The women also begin to bloom a little in the presence of two appreciative men — Sugar (Vondie Curtis-Hall), a blacksmith, and Rennie (David Strathairn), a Cajun handyman. In a reflective moment, May-Alice wonders to Rennie, "How did I get to be like this?" Chantelle knows the answer to that question in her case, a fact that is brought painfully home when her father comes to visit. But gradually, she, too, begins to see the possibility of another future.

Writer and director John Sayles describes Passion Fish as a probe of "what people do when they think they're on one life path and then it gets blown in another direction." That theme will resonate with many people who have had their lives and careers uprooted by circumstances beyond their control.
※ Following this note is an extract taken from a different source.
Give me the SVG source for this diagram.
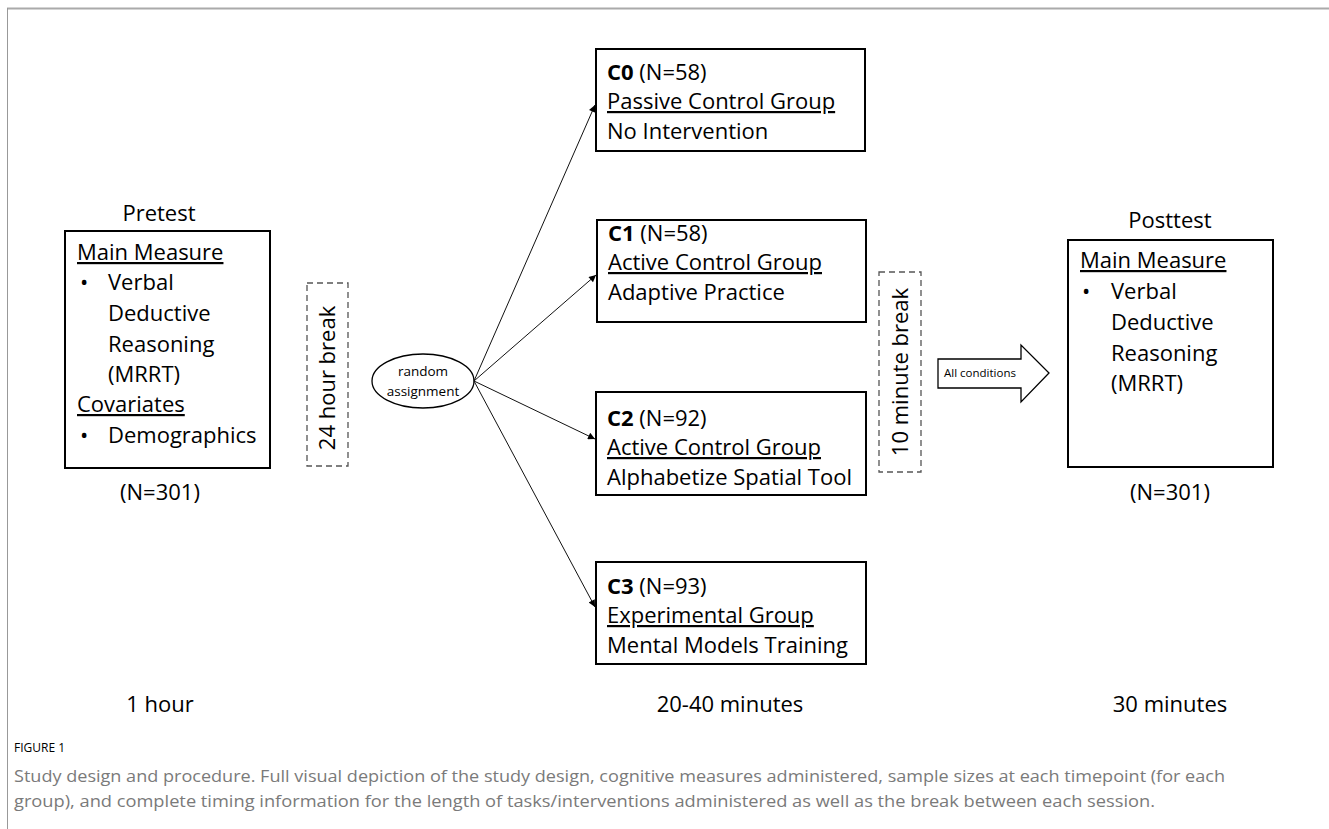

Both May-Alice and Chantelle find themselves starting all over again in a place they never expected to be midway through their lives. With their wings clipped, they reach out to each other as they inch their way back into life.

Sayles draws out brilliant and authentic performances from Mary McDonnell and Alfre Woodard. It is refreshing to see a film totally focused on the spiritual renewal of two women. One of the marvels of Passion Fish is that it shows how imperceptible genuine change can be. In the give-and-take of their relationship, May-Alice and Chantelle slowly share their secrets and realize how much they need each other. By the end of the film, these two burnt-out souls have renewed their zest for life. And, as is so often case, the catalyst for their spiritual change is right there in the same room.